Gala rooms are meant for general entertainments, never for any assemblage small or informal enough to be conveniently accommodated in the ordinary living-rooms of the house; therefore to fulfil their purpose they must be large, very high-studded, and not overcrowded with furniture, while the walls and ceiling—the only parts of a crowded room that can be seen—must be decorated with greater elaboration than would be pleasing or appropriate in other rooms. All these conditions unfit the gala room for any use save that for which it is designed. Nothing can be more cheerless than the state of a handful of people sitting after dinner in an immense ball-room with gilded ceiling, bare floors, and a few pieces of monumental furniture ranged round the walls; yet in any house which is simply an enlargement of the ordinary private dwelling the hostess is often compelled to use the ball-room or saloon as a drawing-room.

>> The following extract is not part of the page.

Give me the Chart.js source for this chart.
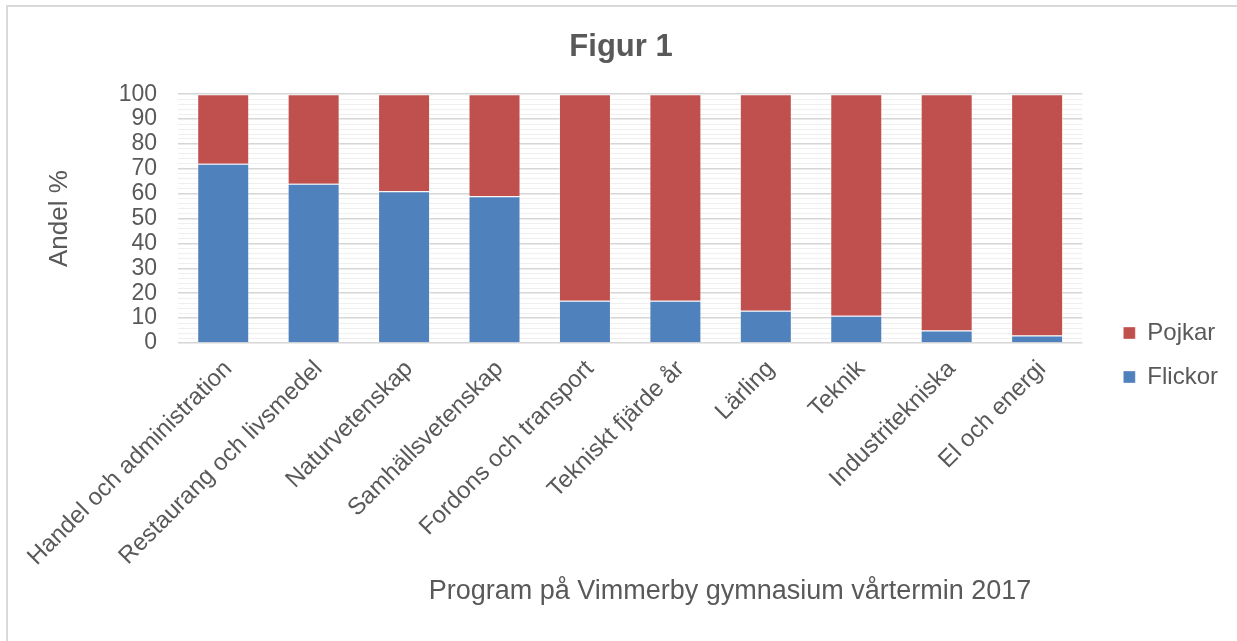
<!DOCTYPE html>
<html>
<head>
<meta charset="utf-8">
<script src="https://cdn.jsdelivr.net/npm/chart.js@4/dist/chart.umd.min.js"></script>
<style>
  html, body { margin: 0; padding: 0; background: #fff; }
  #wrap { position: relative; width: 1237px; height: 641px; }
  #frame { position: absolute; left: 6px; top: 5px; right: -10px; bottom: -10px;
           border-left: 2px solid #d9d9d9; border-top: 2px solid #d9d9d9; }
  canvas { position: absolute; left: 0; top: 0; }
</style>
</head>
<body>
<div id="wrap">
  <div id="frame"></div>
  <canvas id="chart" width="1237" height="641"></canvas>
</div>
<script>
const categories = [
  'Handel och administration',
  'Restaurang och livsmedel',
  'Naturvetenskap',
  'Samhällsvetenskap',
  'Fordons och transport',
  'Tekniskt fjärde år',
  'Lärling',
  'Teknik',
  'Industritekniska',
  'El och energi'
];
const flickor = [72, 64, 61, 59, 17, 17, 13, 11, 5, 3];
const pojkar = [28, 36, 39, 41, 83, 83, 87, 89, 95, 97];

const chartTitle = 'Figur 1';
const yTitle = 'Andel %';
const xTitle = 'Program på Vimmerby gymnasium vårtermin 2017';

const FONT = '"Liberation Sans", Arial, sans-serif';
const GREY = '#595959';

// x axis title sits off-centre in the original, so draw it by hand
const xTitlePlugin = {
  id: 'xTitle',
  afterDraw(chart) {
    const { ctx } = chart;
    ctx.save();
    ctx.font = '27px ' + FONT;
    ctx.fillStyle = GREY;
    ctx.textAlign = 'center';
    ctx.textBaseline = 'middle';
    ctx.fillText(xTitle, 730, 592);
    ctx.restore();
  }
};

new Chart(document.getElementById('chart'), {
  type: 'bar',
  data: {
    labels: categories,
    datasets: [
      {
        label: 'Flickor',
        data: flickor,
        backgroundColor: '#4f81bd',
        borderColor: 'rgba(255,255,255,0.35)',
        borderWidth: 1
      },
      {
        label: 'Pojkar',
        data: pojkar,
        backgroundColor: '#c0504d',
        borderColor: 'rgba(255,255,255,0.35)',
        borderWidth: 1
      }
    ]
  },
  options: {
    responsive: false,
    animation: false,
    barPercentage: 0.575,
    categoryPercentage: 1,
    layout: { padding: { left: 14, right: 9, top: 0, bottom: 26 } },
    font: { family: FONT },
    plugins: {
      title: {
        display: true,
        text: chartTitle,
        color: GREY,
        font: { family: FONT, size: 31, weight: 'bold' },
        padding: { top: 29, bottom: 28 }
      },
      legend: {
        position: 'right',
        reverse: true,
        // empty title just pushes the two items down
        title: { display: true, text: '', font: { size: 10 }, padding: { top: 83, bottom: 0 } },
        labels: {
          color: GREY,
          font: { family: FONT, size: 24 },
          boxWidth: 12,
          boxHeight: 12,
          padding: 20
        }
      },
      tooltip: { enabled: false }
    },
    scales: {
      x: {
        stacked: true,
        grid: { display: false },
        border: { display: false },
        ticks: {
          color: GREY,
          font: { family: FONT, size: 24 },
          autoSkip: false,
          minRotation: 45,
          maxRotation: 45,
          labelOffset: 5,
          padding: 4
        },
        afterFit(s) { s.height = 272; }
      },
      y: {
        stacked: true,
        min: 0,
        max: 100,
        border: { display: false },
        grid: {
          drawTicks: false,
          color: c => (c.tick && c.tick.value % 10 === 0) ? '#d6d6d6' : '#efefef',
          lineWidth: c => (c.tick && c.tick.value % 10 === 0) ? 1.5 : 1
        },
        ticks: {
          stepSize: 2,
          maxTicksLimit: 101,
          autoSkip: false,
          color: GREY,
          font: { family: FONT, size: 23 },
          padding: 21,
          callback: v => (v % 10 === 0 ? v : '')
        },
        title: {
          display: true,
          text: yTitle,
          color: GREY,
          font: { family: FONT, size: 26 },
          padding: { top: 30, bottom: 0 }
        },
        afterFit(s) { s.width = 164; }
      },
      gap: {
        position: 'right',
        display: true,
        grid: { display: false },
        border: { display: false },
        ticks: { display: false },
        afterFit(s) { s.width = 21; }
      }
    }
  },
  plugins: [xTitlePlugin]
});
</script>
</body>
</html>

A gala room is never meant to be seen except when crowded: the crowd takes the place of furniture. Occupied by a small number of people, such a room looks out of proportion, stiff and empty. The hostess feels this, and tries, by setting chairs and tables askew, and introducing palms, screens and knick-knacks, to produce an effect of informality. As a result the room dwarfs the furniture, loses the air of state, and gains little in real comfort; while it becomes necessary, when a party is given, to remove the furniture and disarrange the house, thus undoing the chief raison d'être of such apartments.

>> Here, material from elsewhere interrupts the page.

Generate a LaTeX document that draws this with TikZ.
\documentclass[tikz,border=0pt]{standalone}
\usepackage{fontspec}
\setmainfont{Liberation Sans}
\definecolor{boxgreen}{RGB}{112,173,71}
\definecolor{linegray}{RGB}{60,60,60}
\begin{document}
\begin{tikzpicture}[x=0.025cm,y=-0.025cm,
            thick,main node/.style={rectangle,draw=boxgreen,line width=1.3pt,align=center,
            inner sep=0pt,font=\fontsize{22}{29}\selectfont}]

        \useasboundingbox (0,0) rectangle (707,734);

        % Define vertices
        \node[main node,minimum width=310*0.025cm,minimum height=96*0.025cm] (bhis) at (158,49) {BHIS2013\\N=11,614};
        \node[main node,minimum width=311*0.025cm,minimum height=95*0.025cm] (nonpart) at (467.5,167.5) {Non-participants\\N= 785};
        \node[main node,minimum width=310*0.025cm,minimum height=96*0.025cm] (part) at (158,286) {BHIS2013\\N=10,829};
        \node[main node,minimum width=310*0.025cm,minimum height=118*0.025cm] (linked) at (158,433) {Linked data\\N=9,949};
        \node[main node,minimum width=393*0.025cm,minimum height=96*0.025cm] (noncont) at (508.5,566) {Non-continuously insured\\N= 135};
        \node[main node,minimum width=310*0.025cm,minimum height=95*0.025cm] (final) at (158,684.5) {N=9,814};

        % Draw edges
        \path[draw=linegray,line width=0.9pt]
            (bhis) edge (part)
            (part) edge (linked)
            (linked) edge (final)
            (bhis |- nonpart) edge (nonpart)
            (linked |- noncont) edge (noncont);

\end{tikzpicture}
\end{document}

The Italians, inheriting the grandiose traditions of the Augustan age, have always excelled in the treatment of rooms demanding the "grand manner." Their unfailing sense that house-decoration is interior architecture, and must clearly proclaim its architectural affiliations, has been of special service in this respect. It is rare in Italy to see a large room inadequately treated. Sometimes the "grand manner"—the mimic terribilità—may be carried too far to suit Anglo-Saxon taste—it is hard to say for what form of entertainment such a room as Giulio Romano's Sala dei Giganti in the Palazzo del T would form a pleasing or appropriate background—but apart from such occasional aberrations, the Italian decorators showed a wonderful sense of fitness in the treatment of state apartments. To small dribbles of ornament they preferred bold forcible mouldings, coarse but clear-cut free-hand ornamentation in stucco, and either a classic severity of treatment or the turbulent bravura style of the saloon of the Villa Rotonda and of Tiepolo's Cleopatra frescoes in the Palazzo Labia at Venice.

SALON À L'ITALIENNE.
(FROM A PICTURE BY COYPEL.)

PLATE XLII.

The saloon and gallery are the two gala rooms borrowed from Italy by northern Europe. The saloon has already been described in the chapter on Hall and Stairs. It was a two-storied apartment, usually with clerestory, domed ceiling, and a gallery to which access was obtained by concealed staircases (see Plates [XLII] and [XLIII]). This gallery was often treated as an arcade or loggia, and in many old Italian prints and pictures there are representations of these saloons, with groups of gaily dressed people looking down from the gallery upon the throngs crowding the floor. The saloon was used in Italy as a ball-room or gambling-room—gaming being the chief social amusement of the eighteenth century.